Щёлкнув пальцами, Лютый попросит бармена повторить и, смяв в пепельнице окурок, отправится в уборную.

Днём Лютый уже побывал в баре, когда он только открылся, стряхивая с себя сонное оцепенение, и заспанный охранник спокойно впустил его в пустой зал. В туалете, за ржавой трубой, с которой стекает вода, собираясь в лужу на полу, Лютый припрятал маленький кухонный нож, которым жена режет лук, вытирая слёзы краешком фартука.

Озираясь по сторонам, Лютый вытащит его из-за трубы, сунув в рукав лезвием вниз. Репетируя перед зеркалом, он выхватит нож и, улыбнувшись, кивнёт своему отражению. Хлопнет дверь, и Савелий, нагнувшись к крану, включит воду, делая вид, что моет руки.

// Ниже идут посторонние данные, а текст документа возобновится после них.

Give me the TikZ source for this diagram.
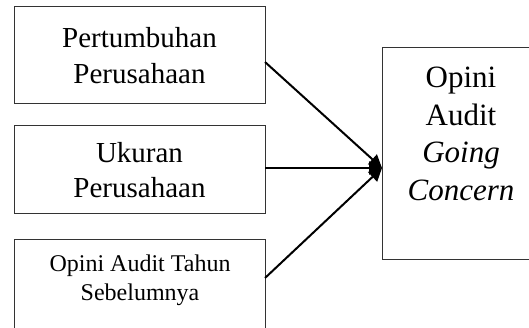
\documentclass[tikz,border=0pt]{standalone}
\usepackage{fontspec}
\setmainfont{Liberation Serif}
\usetikzlibrary{arrows.meta}
\begin{document}
\begin{tikzpicture}[x=1pt,y=-1pt,
  boxstyle/.style={draw=black!80,line width=1pt,rectangle,inner sep=0pt},
  conn/.style={line width=2pt,-{Triangle[length=13pt,width=13pt]}},
  bigtext/.style={font=\fontsize{29}{35.5}\selectfont,align=center},
  righttext/.style={font=\fontsize{31}{37.4}\selectfont,align=center},
  smalltext/.style={font=\fontsize{24}{28.7}\selectfont,align=center}]
\useasboundingbox (0,0) rectangle (529,328);
\clip (0,0) rectangle (529,328);
\fill[white] (0,0) rectangle (529,328);
\node[boxstyle,bigtext,minimum width=251pt,minimum height=97pt] (b1) at (139.5,55.5) {Pertumbuhan\\Perusahaan};
\node[boxstyle,bigtext,minimum width=251pt,minimum height=88pt] (b2) at (139.5,170) {Ukuran\\Perusahaan};
\node[boxstyle,minimum width=251pt,minimum height=120pt,anchor=north west] (b3) at (14,239) {};
\node[smalltext,inner sep=0pt] (b3t) at (140,280) {Opini Audit Tahun\\Sebelumnya};
\node[boxstyle,minimum width=158pt,minimum height=211pt] (r) at (461,153.5) {};
\node[righttext,inner sep=0pt] (rt) at (461,133.8) {Opini\\Audit\\\textit{Going}\\\textit{Concern}};
\coordinate (t) at (382,168);
\coordinate (s1) at (265,62);
\coordinate (s2) at (265,168);
\coordinate (s3) at (265,278);
\draw[conn] (s1) -- (t);
\draw[conn] (s2) -- (t);
\draw[conn] (s3) -- (t);
\end{tikzpicture}
\end{document}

— Весёлый вечер, а? — улыбнётся пьяный верзила, расстегивая ширинку перед раковиной, и Лютый закивает в ответ. — Привычка, — со смехом добавит он, и Савелий, покосившись на писсуары, поторопится уйти.

Пройдя через зал, он нагнётся к Сааму, который будет горбиться за столом, ковыряя спичкой грязь под ногтями. Прилипнув к нижней губе, будет дымить забытая во рту папироса, а на затылок сядет толстая, настырная муха. Отмахнувшись от неё, Саам заденет рукой Лютого и, обернувшись на него, выжидающе уставится слезящимися, покрытыми красной паутинкой глазами. А Лютый будет стоять перед ним, вытянув руки по швам, в одной ладони сжимая рукоятку спрятанного ножа, а в другой перекатывая камушек с могилы Севрюги-Северины, которая умирала, широко открыв рот, как будто не понимала, зачем жила.

Нагнувшись к Сааму, Лютый прохрипит: «А ведь она была такая красивая!» Саам непонимающе уставится на него, и Лютый будет терпеливо ждать, пока не прочитает в его глазах, словно отклик на пароль: «Бедные вы, несчастные, и зачем вам жить». И тогда, вытащив из рукава нож, словно шулер — пикового туза, ударит Саама по толстой шее.

Увидев, как Лютый прильнул к окну бара, Пичугин подошёл ближе, осторожно ступая по хрустящей ледяной корочке, затянувшей тротуар. Стул Могилы, за который он зацепился ногой, упал на бок, как подстреленный бандит, и Лютый обернулся на шум. Пряча руки в карманы, Пичугин смотрел на него, как нищий, просящий милостыню, и Савелий прочитал в его взгляде, что слёзы отца горьки, как полынная вода, а мечты, словно чёрствые корки, которые носишь в кармане: зубы о них сломаешь, а сыт не будешь. Подняв воротник, Лютый поспешил прочь, растворяясь в сизых сумерках.

Пичугин кинулся к окну, пытаясь разглядеть в густом полумраке зала, на кого он так долго смотрел. Чей-то взгляд защекотал затылок, и, обернувшись, Саам увидел следователя, плющившего нос о стекло. Пичугину мерещилось, будто на горле бандита зияет рваная рана, и он закрыл рот ладонями, боясь закричать, а сердце забилось, словно рыба, попавшая в сеть. Скривившись, Саам отвернулся от окна.

Ветер раскачивал фонарь, и тени, словно пьяные, шатались из стороны в сторону, а Пичугин стоял, замерев восклицательным знаком, и прохожие издалека принимали его за столб. «У судьбы столько поворотов, что чёрт ногу сломит», — думал он, вглядываясь в пустоту, и не мог понять, подмигнул Савелий Лютый или это только привиделось ему.